Section 29(1) provides that a request may be refused if (a) the record concerned contains matter relating to the deliberative processes of an FOI body (including opinions, advice, recommendations, and the results of consultations), and (b) the body considers that granting the request would be contrary to the public interest. These two requirements are independent. The fact that the first is met carries no presumption that the second is also met. It is therefore important for FOI bodies to satisfy this Office both that requirements have been met.
A deliberative process may be described as a thinking process which informs decision making in FOI bodies. It involves the gathering of information from a variety of sources and weighing or considering carefully all of the information and facts obtained with a view to making a decision or reflecting upon the reasons for or against a particular choice. Thus, it involves the consideration of various matters with a view to making a decision on a particular matter. It would, for example, include some weighing up or evaluation of competing options or the consideration of proposals or courses of action.
The record at issue contains what are described as RTÉ's preliminary comments in relation to the 2017 Bill. Both RTÉ and the Department argued that the record contains matter relating to the deliberative processes of both bodies. The Department argued that the record forms part of its deliberations on the Bill as it was created as part of a process whereby the Department is gathering views from various aegis bodies, advisory entities and other Departments for the purpose of informing an approach to the Bill. It also argued, as did RTÉ, that the record contains matter relating to the deliberative processes of RTÉ as the comments in the record do not represent RTÉ's conclusive position on the matter.
I am satisfied that the record contains matter relating to the deliberative processes of an FOI body and that the first requirement for section 29(1) to apply is met. The question I must consider, therefore, is whether the release of the record would be contrary to the public interest. For release to be contrary to the public interest, this Office would generally expect the body to identify a specific harm to the public interest flowing from release. A mere assertion without supporting evidence is not sufficient to satisfy the requirement that granting access to the record would be contrary to the public interest.
The Department argued that it is in the public interest that bodies can circulate preliminary views regarding draft legislation without concern that such material will be provided to the public. Specifically, it argued that it would be misleading and possibly prejudicial to public discourse to release the record at issue while the deliberative process in RTÉ, the Department and the Oireachtas is underway and that it considers this likelihood to mislead and potential to prejudice legislative process to be contrary to the public interest. RTÉ also argued that it may be misleading to release the record if it is not in line with the approach the Department has taken in relation to the Bill.
I accept that RTÉ's comments are preliminary in nature and may not necessarily represent its final opinion. Nevertheless, it seems to me that the fact that the comments may not represent its conclusive position on the matter or that they may or may not form part of the ultimate approach to the draft Bill does not, of itself, mean that the release of the record at issue would be misleading.
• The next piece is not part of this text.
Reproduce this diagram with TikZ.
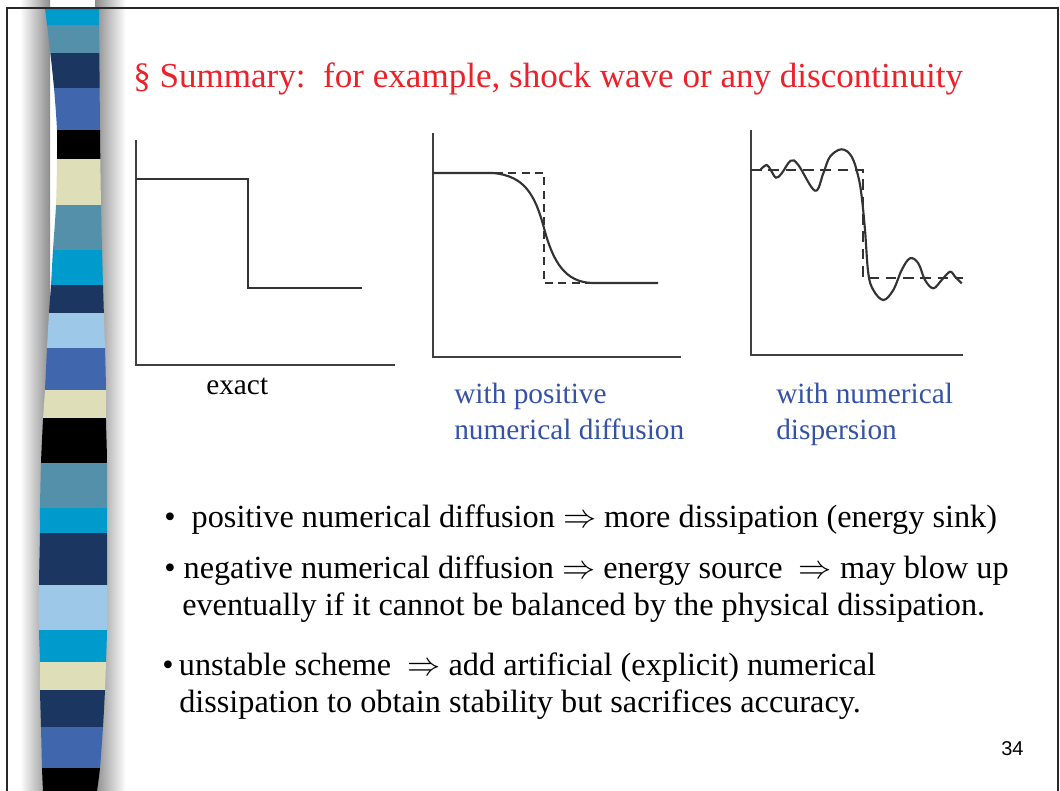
\documentclass[tikz,border=0pt]{standalone}
\usepackage{fontspec}
\setmainfont{Liberation Serif}
\newfontfamily\sansf{Liberation Sans}
\definecolor{cyanS}{RGB}{0,155,205}
\definecolor{steelS}{RGB}{84,144,170}
\definecolor{navyS}{RGB}{27,54,96}
\definecolor{medS}{RGB}{64,102,174}
\definecolor{paleS}{RGB}{222,223,184}
\definecolor{lightS}{RGB}{158,200,232}
\definecolor{titleRed}{RGB}{238,32,40}
\definecolor{labBlue}{RGB}{52,82,168}
\definecolor{frameC}{RGB}{40,40,40}
\tikzset{
  plotline/.style={line width=1.6pt, draw=black!80},
  dashline/.style={line width=1.4pt, draw=black!80, dash pattern=on 6pt off 4pt},
  axisline/.style={line width=1.6pt, draw=black!75},
  txt/.style={inner sep=0pt, anchor=base west, font=\fontsize{24.2}{28}\selectfont},
  lab/.style={inner sep=0pt, anchor=base west, font=\fontsize{22}{26}\selectfont},
}
\begin{document}
\begin{tikzpicture}[x=0.75pt,y=-0.75pt]
\useasboundingbox (0,0) rectangle (1060,791);
\fill[white] (0,0) rectangle (1060,791);
% side shading
\shade[left color=white, right color=black!45] (20,0) rectangle (50,791);
\shade[left color=black!45, right color=white] (95,0) rectangle (126,791);
% stripe bar
\begin{scope}
\clip plot[smooth] coordinates {(45,8) (50,50) (54,88) (57,130) (57,160) (56,205) (53,250) (51,285) (49,313) (47,348) (45,390) (43,420) (41,463) (40,508) (40,533) (39,585) (39,630) (40,662) (40,690) (41,727) (42,768) (43,791)}
  -- plot[smooth] coordinates {(97,791) (100,768) (103,727) (105,690) (106,662) (107,630) (107,585) (107,533) (107,463) (106,420) (106,390) (105,348) (103,285) (101,205) (100,130) (99,8)} -- cycle;
\fill[cyanS] (30,0) rectangle (120,25);
\fill[steelS] (30,25) rectangle (120,53);
\fill[navyS] (30,53) rectangle (120,88);
\fill[medS] (30,88) rectangle (120,130);
\fill[black] (30,130) rectangle (120,159);
\fill[paleS] (30,159) rectangle (120,205);
\fill[steelS] (30,205) rectangle (120,250);
\fill[cyanS] (30,250) rectangle (120,285);
\fill[navyS] (30,285) rectangle (120,313);
\fill[lightS] (30,313) rectangle (120,348);
\fill[medS] (30,348) rectangle (120,390);
\fill[paleS] (30,390) rectangle (120,418);
\fill[black] (30,418) rectangle (120,463);
\fill[steelS] (30,463) rectangle (120,508);
\fill[cyanS] (30,508) rectangle (120,533);
\fill[navyS] (30,533) rectangle (120,585);
\fill[lightS] (30,585) rectangle (120,630);
\fill[cyanS] (30,630) rectangle (120,662);
\fill[paleS] (30,662) rectangle (120,690);
\fill[navyS] (30,690) rectangle (120,727);
\fill[medS] (30,727) rectangle (120,768);
\fill[black] (30,768) rectangle (120,791);
\end{scope}
% frame
\draw[frameC, line width=2pt] (7,791) -- (7,8) -- (1058,8) -- (1058,791);
% title
\node[inner sep=0pt, anchor=base west, text=titleRed, font=\fontsize{26.3}{31}\selectfont] (title) at (133,88) {\S\ Summary:\ \ for example, shock wave or any discontinuity};
% plot 1: exact
\draw[axisline] (136,140) -- (136,365) -- (395,365);
\draw[plotline] (136,179) -- (248,179) -- (248,288) -- (362,288);
\node[lab] (exact) at (206,395) {exact};
% plot 2: diffusion
\draw[axisline] (433,133) -- (433,357) -- (681,357);
\draw[dashline] (495,173) -- (544,173) -- (544,283) -- (592,283);
\draw[plotline] (433,173) -- (493,173) .. controls (525,176) and (535,195) .. (544,228) .. controls (553,262) and (565,282) .. (592,283) -- (658,283);
\node[lab, text=labBlue] (diffA) at (454,403) {with positive};
\node[lab, text=labBlue] (diffB) at (454,440) {numerical diffusion};
% plot 3: dispersion
\draw[axisline] (751,130) -- (751,355) -- (963,355);
\draw[dashline, dash pattern=on 8pt off 5pt] (751,170) -- (863,170) -- (863,278) -- (963,278);
\draw[plotline] plot[smooth, tension=0.6] coordinates {(760.7,169.3) (766.7,165) (770.7,170) (776,177.7) (781.7,173.3) (790.7,160.7) (798.3,165) (815,190.7) (823.3,173.3) (830,156.7) (841.7,149.3) (851.7,156.7) (858.3,176.7) (861.7,196.7) (865,230) (868.3,273.3) (873.3,290) (883.3,300) (893.3,290) (901.7,270) (910,258.3) (918.3,263.3) (925,280) (933.3,288.3) (941.7,280) (950,271.7) (955,276.7) (961.7,283.3)};
\node[lab, text=labBlue] (dispA) at (776,403) {with numerical};
\node[lab, text=labBlue] (dispB) at (776,440) {dispersion};
% bullets
\node[txt] (b1) at (164,527) {\textbullet\ \ positive numerical diffusion $\Rightarrow$ more dissipation (energy sink)};
\node[txt] (b2a) at (164,578) {\textbullet\ negative numerical diffusion $\Rightarrow$ energy source\ \ $\Rightarrow$ may blow up};
\node[txt] (b2b) at (182,615) {eventually if it cannot be balanced by the physical dissipation.};
\node[txt] (b3a) at (162,675) {\textbullet\,unstable scheme\ \ $\Rightarrow$ add artificial (explicit) numerical};
\node[txt] (b3b) at (179,712) {dissipation to obtain stability but sacrifices accuracy.};
\node[inner sep=0pt, anchor=base west, font=\sansf\fontsize{15}{18}\selectfont] (pg) at (1001,755) {34};
\end{tikzpicture}
\end{document}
The record itself makes it clear that the comments should be considered as preliminary. As such, I do not accept that the release of the record would be likely to mislead a reader of the record. In any event, this Office has previously found that the possibility of the public misunderstanding information is, generally speaking, not a good cause for refusing access to the records of public bodies. In Case 98078 - Mr Martin Wall and the Department of Health and Children, the then Commissioner considered that, apart from anything else, such an argument seems to be based on an assumption, which he did not accept, that public bodies are incapable of explaining their records to the public and are unable to present information to the public in a way which will allow any objective observer to draw accurate and balanced conclusions.
I would add that while the Department argued that release of the record might also prejudice the legislative process, it has not explained how such harm might arise. It is also noteworthy that under section 11(3) of the Act, an FOI body performing functions under the Act must have regard to, among other things, the need to inform scrutiny, discussion, comment and review by the public of the activities of FOI bodies and facilitate more effective participation by the public in consultations relating to the role, responsibilities and performance of FOI bodies.
Having regard to the provisions of section 22(12)(b), I find that the Department has not satisfactorily explained why the release of the record at issue would be contrary to the public interest. I find, therefore, that section 29(1) does not apply.
Having carried out a review under section 22(2) of the Freedom of Information Act 2014, I hereby annul the decision of the Department and I direct the release of the record at issue.
Section 24 of the FOI Act sets out detailed provisions for an appeal to the High Court by a party to a review, or any other person affected by the decision. In summary, such an appeal, normally on a point of law, must be initiated not later than four weeks after notice of the decision was given to the person bringing the appeal.